Ausgefuchst und ausgeschrien – Julian Nagelsmann gewinnt das Duell mit Trainer-Star Diego Simeone und steht als jüngster Coach in einem Halbfinale der Champions League. Hut ab.
Wussten Sie, dass RB Leipzig 1’400 Werbeplakate in Lissabon aufhängen liess, um die lokalen Fussballfans auf ihre Seite zu ziehen? «Eure Farben sind noch im Spiel», wirbt der Dosenklub in der portugiesischen Hauptstadt und spricht damit auf die Klubfarben von Benfica an, die wie beim Bundesligisten Rot und Weiss sind. Dass auch Atlético in diesen Farben spielt, daran dachte in der Leipziger Marketingabteilung offenbar keiner. Kann ihnen aber auch egal sein, denn nach dem überraschenden 2:1-Sieg der «Roten Bullen» im Champions-League-Viertelfinal sind die Madrilenen sowieso Geschichte.
Zu verdanken haben die talentierten Leipziger den Sieg dem genialsten ihrer Sprösslinge. Und obwohl Abwehrchef Dayot Upamecano abermals eine hervorragende Leistung zeigt, ist damit nicht der 21-jährige Franzose, sondern sein nur zwölf Jahre älterer Mentor an der Seitenlinie gemeint: Julian Nagelsmann. Nicht nur die Journalisten im Estádio José Alvalade sind beeindruckt, auch Teleclub-Experte Marco Streller in Volketswil sprüht vor Begeisterung.
Vor allem die Flexibilität des Deutschen fasziniert den Ex-Basler: «Manchmal spielen sie mit drei (Spielern) hinten, manchmal mit vier. Das ist typisch Nagelsmann. Er hat kein festes System, da ist sehr viel Bewegung drin. Durch das sind sie unberechenbar.»
Besonders auffällig sind die vielen Anspielstationen im Offensivspiel.
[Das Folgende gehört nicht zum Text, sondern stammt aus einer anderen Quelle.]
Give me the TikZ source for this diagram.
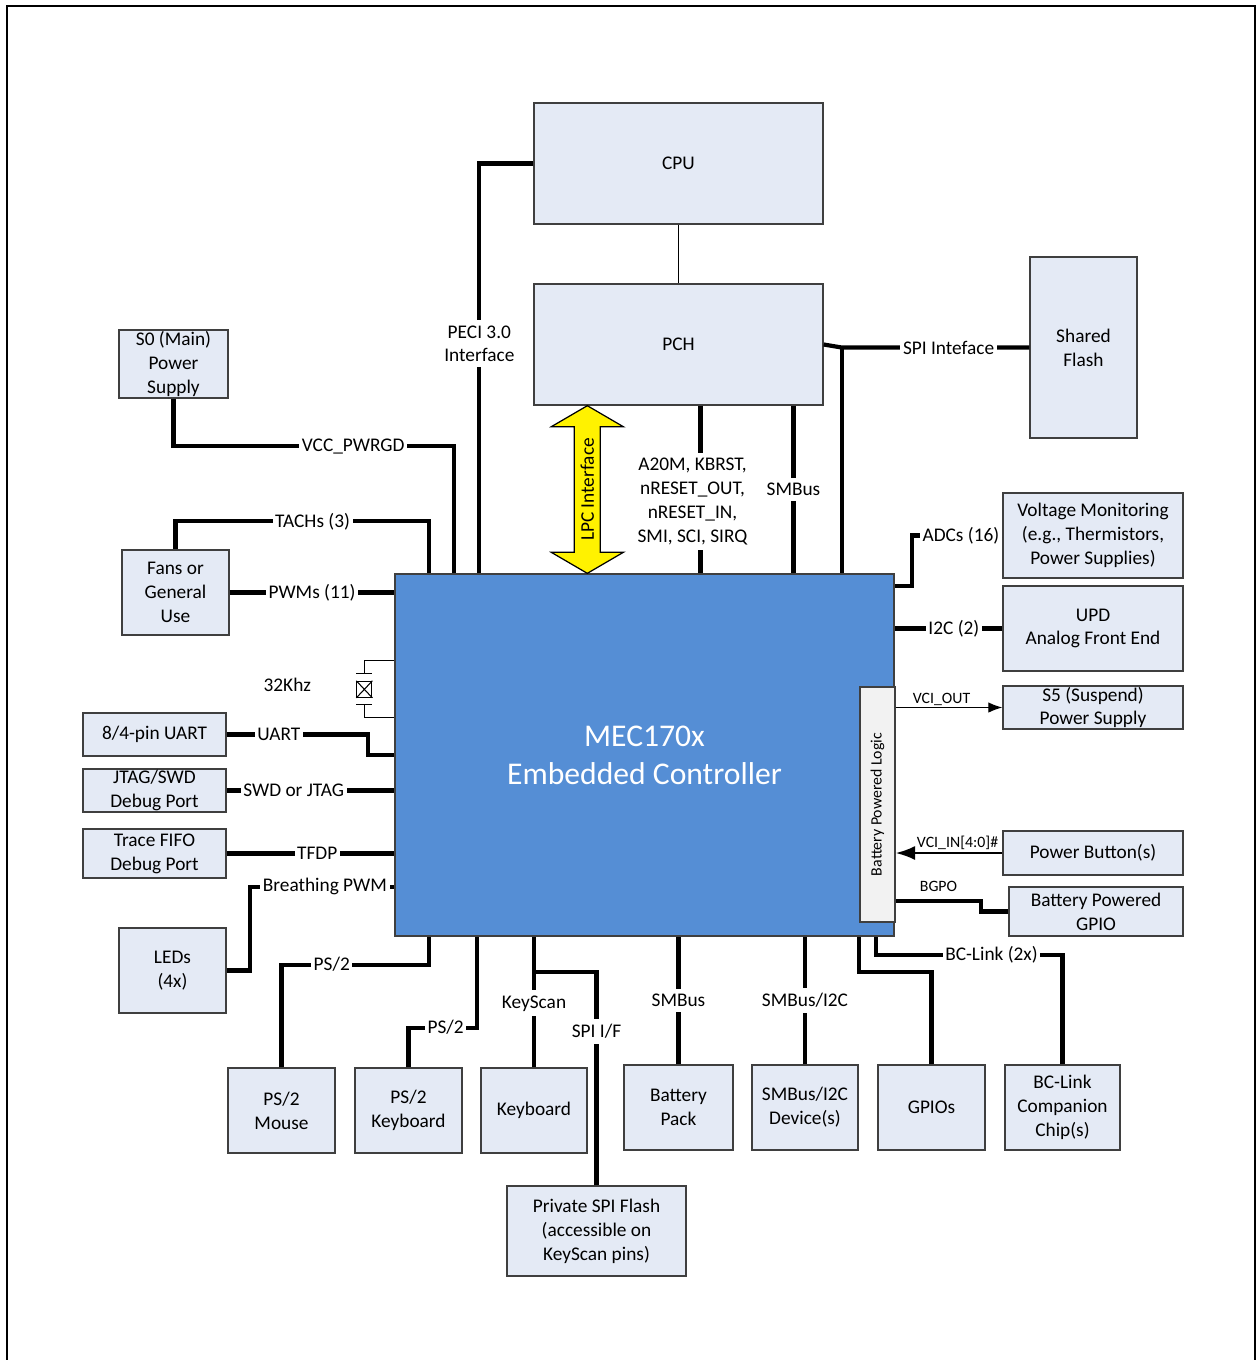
\documentclass[tikz,border=0pt]{standalone}
\usepackage{fontspec}
\setmainfont{Carlito}
\usepackage{tikz}
\definecolor{boxfill}{HTML}{E4EAF5}
\definecolor{mecblue}{HTML}{558ED5}
\definecolor{bplgray}{HTML}{F2F2F2}
\definecolor{edge}{HTML}{3F3F3F}
\usetikzlibrary{calc,arrows.meta}

\begin{document}
\begin{tikzpicture}[
    x=0.02cm, y=-0.02cm,
    font=\fontsize{11}{13.6}\selectfont,
    blk/.style={rectangle, draw=edge, fill=boxfill, line width=0.8pt,
      align=center, inner xsep=1pt, inner ysep=-4pt},
    wire/.style={line width=2.4pt},
    sig/.style={line width=0.6pt},
    lbl/.style={fill=white, inner xsep=1.5pt, inner ysep=3pt, align=center},
    sml/.style={font=\fontsize{9}{11}\selectfont, inner sep=1pt}]

  \useasboundingbox (0,0) rectangle (1258,1360);
  \draw[line width=1.1pt] (7,1360) -- (7,6) -- (1255,6) -- (1255,1360);

  \node[blk, minimum width=5.78cm, minimum height=2.42cm] at (678.5,163.5) (cpu) {CPU};
  \node[blk, minimum width=5.78cm, minimum height=2.42cm] at (678.5,344.5) (pch) {PCH};
  \node[blk, minimum width=2.14cm, minimum height=3.62cm] at (1083.5,347.5) (flash) {Shared\\Flash};
  \node[blk, minimum width=2.18cm, minimum height=1.36cm] at (173.5,364) (s0) {S0 (Main)\\Power\\Supply};
  \node[blk, minimum width=2.14cm, minimum height=1.70cm] at (175.5,592.5) (fans) {Fans or\\General\\Use};
  \node[blk, minimum width=2.86cm, minimum height=0.86cm] at (154.5,734.5) (uart) {8/4-pin UART};
  \node[blk, minimum width=2.86cm, minimum height=0.86cm] at (154.5,790.5) (jtag) {JTAG/SWD\\Debug Port};
  \node[blk, minimum width=2.86cm, minimum height=0.98cm] at (154.5,853.5) (trace) {Trace FIFO\\Debug Port};
  \node[blk, minimum width=2.14cm, minimum height=1.70cm] at (172.5,970.5) (leds) {LEDs\\(4x)};
  \node[blk, minimum width=2.14cm, minimum height=1.70cm] at (281.5,1110.5) (mouse) {PS/2\\Mouse};
  \node[blk, minimum width=2.14cm, minimum height=1.70cm] at (408.5,1110.5) (pskbd) {PS/2\\Keyboard};
  \node[blk, minimum width=2.12cm, minimum height=1.70cm] at (534,1110.5) (kbd) {Keyboard};
  \node[blk, minimum width=3.58cm, minimum height=1.80cm] at (596.5,1231) (spiflash) {Private SPI Flash\\(accessible on\\KeyScan pins)};
  \node[blk, minimum width=2.18cm, minimum height=1.70cm] at (678.5,1107.5) (batt) {Battery\\Pack};
  \node[blk, minimum width=2.12cm, minimum height=1.70cm] at (805,1107.5) (smdev) {SMBus/I2C\\Device(s)};
  \node[blk, minimum width=2.14cm, minimum height=1.70cm] at (931.5,1107.5) (gpios) {GPIOs};
  \node[blk, minimum width=2.30cm, minimum height=1.70cm] at (1062.5,1107.5) (bclink) {BC-Link\\Companion\\Chip(s)};
  \node[blk, minimum width=3.60cm, minimum height=1.70cm] at (1093,535.5) (volt) {Voltage Monitoring\\(e.g., Thermistors,\\Power Supplies)};
  \node[blk, minimum width=3.60cm, minimum height=1.70cm] at (1093,628.5) (upd) {UPD\\Analog Front End};
  \node[blk, minimum width=3.60cm, minimum height=0.86cm] at (1093,707.5) (s5) {S5 (Suspend)\\Power Supply};
  \node[blk, minimum width=3.60cm, minimum height=0.88cm] at (1093,853) (pwrbtn) {Power Button(s)};
  \node[blk, minimum width=3.48cm, minimum height=0.98cm] at (1096,911.5) (bgpio) {Battery Powered\\GPIO};

  \node[
    rectangle,
    draw=edge,
    fill=mecblue,
    line width=0.8pt,
    minimum width=9.98cm,
    minimum height=7.24cm,
    align=center,
    text=white,
    font=\fontsize{18}{21.5}\selectfont] at (644.5,755) (mec) {MEC170x\\Embedded Controller};

  \node[
    rectangle,
    draw=edge,
    fill=bplgray,
    line width=0.8pt,
    minimum width=0.70cm,
    minimum height=4.70cm,
    inner sep=0pt] at (877.5,804.5) (bpl) {};
  \node[rotate=90, sml] at (bpl.center) (bpll) {Battery Powered Logic};

  \draw[line width=0.6pt] (cpu.south) -- (pch.north);

  \coordinate (lpctop) at ($(pch.south west)+(54,0)$);
  \coordinate (lpcbot) at (lpctop |- mec.north);
  \draw[line width=0.7pt, fill=yellow] (lpctop) -- ++(36,21) -- ++(-23,0) -- ($(lpcbot)+(13,-21)$)
    -- ++(23,0) -- (lpcbot) -- ++(-36,-21) -- ++(23,0) -- ($(lpctop)+(-13,21)$) -- ++(-23,0) -- cycle;
  \node[rotate=90] at ($(lpctop)!0.5!(lpcbot)$) (lpc) {LPC Interface};

  \draw[wire] (cpu.west) -| node[lbl, pos=0.72] {PECI 3.0\\Interface} ($(mec.north west)+(85,0)$);
  \draw[wire] (s0.south) |- node[lbl, pos=0.82] {VCC\_PWRGD} ($(mec.north west)+(60,-127)$) -- ++(0,127);
  \draw[wire] (fans.north) |- node[lbl, pos=0.77] {TACHs (3)} ($(mec.north west)+(35,-52)$) -- ++(0,52);
  \draw[wire] (fans.east) -- node[lbl] {PWMs (11)} (fans.east -| mec.west);

  \node[draw, line width=0.6pt, minimum width=0.3cm, minimum height=0.32cm, inner sep=0pt]
    at ($(mec.north west)+(-30,116)$) (xtal) {};
  \draw[sig] (xtal.north west) -- (xtal.south east) (xtal.north east) -- (xtal.south west);
  \draw[sig] ($(xtal.north)+(-8,-7)$) -- ++(16,0);
  \draw[sig] ($(xtal.south)+(-8,7)$) -- ++(16,0);
  \draw[sig] ($(xtal.north)+(0,-7)$) |- ($(mec.north west)+(0,87)$);
  \draw[sig] ($(xtal.south)+(0,7)$) |- ($(mec.north west)+(0,144)$);
  \node at ($(xtal.west)+(-69,-4)$) (xlbl) {32Khz};

  \draw[wire] (uart.east) -- node[lbl, pos=0.37] {UART} ++(141,0) |- (mec.west);
  \draw[wire] (jtag.east) -- node[lbl, pos=0.4] {SWD or JTAG} (jtag.east -| mec.west);
  \draw[wire] (trace.east) -- node[lbl, pos=0.54] {TFDP} (trace.east -| mec.west);
  \draw[wire] (leds.east) -- ++(23,0) |- node[lbl, pos=0.76] {Breathing PWM} ($(mec.south west)+(0,-50)$);

  \draw[wire] (mouse.north) |- node[lbl, pos=0.67] {PS/2} ($(mec.south west)+(35,28)$) -- ++(0,-28);
  \draw[wire] (pskbd.north) |- node[lbl, pos=0.77] {PS/2} ($(mec.south west)+(83,91)$) -- ++(0,-91);
  \draw[wire] (kbd.north) -- node[lbl, pos=0.49] {KeyScan} (kbd.north |- mec.south);
  \draw[wire] (spiflash.north) |- node[lbl, pos=0.36] {SPI I/F} ($(kbd.north |- mec.south)+(0,35)$);
  \draw[wire] (batt.north) -- node[lbl] {SMBus} (batt.north |- mec.south);
  \draw[wire] (smdev.north) -- node[lbl] {SMBus/I2C} (smdev.north |- mec.south);
  \draw[wire] (gpios.north) |- ($(mec.south east)+(-36,35)$) -- ++(0,-35);
  \draw[wire] (bclink.north) |- node[lbl, pos=0.69] {BC-Link (2x)} ($(mec.south east)+(-19,18)$) -- ++(0,-18);

  \draw[wire] ($(pch.south)+(22,0)$) -- node[lbl, pos=0.57, xshift=-0.16cm]
    {A20M, KBRST,\\nRESET\_OUT,\\nRESET\_IN,\\SMI, SCI, SIRQ} ($(pch.south |- mec.north)+(22,0)$);
  \draw[wire] ($(pch.south)+(115,0)$) -- node[lbl] {SMBus} ($(pch.south |- mec.north)+(115,0)$);
  \draw[wire] (pch.east) -- ++(18,3) coordinate (spij) -- node[lbl, pos=0.57] {SPI Inteface} (spij -| flash.west);
  \draw[wire] (spij) -- (spij |- mec.north);

  \draw[wire] (volt.west) -- node[lbl, pos=0.46] {ADCs (16)} ++(-90,0) |- ($(mec.north east)+(0,13)$);
  \draw[wire] (upd.west) -- node[lbl, pos=0.45] {I2C (2)} (upd.west -| mec.east);
  \draw[sig, -{Latex[length=8pt,width=6pt]}] (s5.west -| bpl.east) -- node[sml, above, pos=0.43] {VCI\_OUT} (s5.west);
  \draw[line width=1.3pt, -{Latex[length=11pt,width=8pt]}] (pwrbtn.west) -- node[sml, above, pos=0.42] {VCI\_IN[4:0]\#} (pwrbtn.west -| bpl.east);
  \draw[wire] (bgpio.west) -- ++(-27,0) |- node[sml, above=3pt, pos=0.75] {BGPO} ($(bpl.south east)+(0,-22)$);

\end{tikzpicture}
\end{document}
Vor dem 1:0 durch Dani Olmo stehen bei der Hereingabe von Sabitzer sechs Leipziger vor dem Tor der Spanier. «Eine unglaubliche Präsenz im Strafraum», schwärmt Streller.
Der jüngste Trainer in einem Champions-League-Halbfinal
Selbst Diego Simeones berüchtigtes Abwehrbollwerk hält dem offensiven Leipziger Spielstil nicht stand. Die sonst so abgebrühten Madrilenen wackeln phasenweise gewaltig – auch weil Nagelsmann bei Ballbesitz oft auf ein 3-1-5-1 umschaltet, bei dem Konrad Laimer (eigentlich zentrales Mittelfeld) plötzlich auf dem rechten Flügel auftaucht und immer wieder für Gefahr sorgt. Es sind Tricks wie dieser, die das Spiel in die entscheidenden Bahnen lenken und schlussendlich für Leipzig entscheiden.
Der deutsche Trainer bietet seinem erfahrenen Gegenüber aber nicht nur auf dem Rasen Paroli, auch an der Seitenlinie macht ihm der stimmgewaltige Argentinier nichts vor. Das ohrenbetäubende Gebrüll des Leipzig-Trainers ist im Alvalade bis unters Dach zu hören.
Völlig zu Recht jubelt am Schluss die deutsche Mannschaft. Besonders beeindruckend: Noch nie stand ein jüngerer Trainer in einem Halbfinal der Champions League. Und übrigens: Lionel Messi und Cristiano Ronaldo sind beide älter als Julian Nagelsmann.
Auch das sind zwei Gründe für ein kleines Fest beim Bundesligisten. Dieses wird in Portugal aber mannschaftsintern bleiben. Nach dem Spiel versammeln sich in der Hauptstadt trotz Werbekampagne keine rot-weissen Menschenmengen, um den Sieg ihrer Farben zu feiern. Die Plakate der «Roten Bullen» scheinen noch nicht anzuschlagen – sollten sie aber so weiterspielen, braucht es sowieso kein zusätzliches Marketing.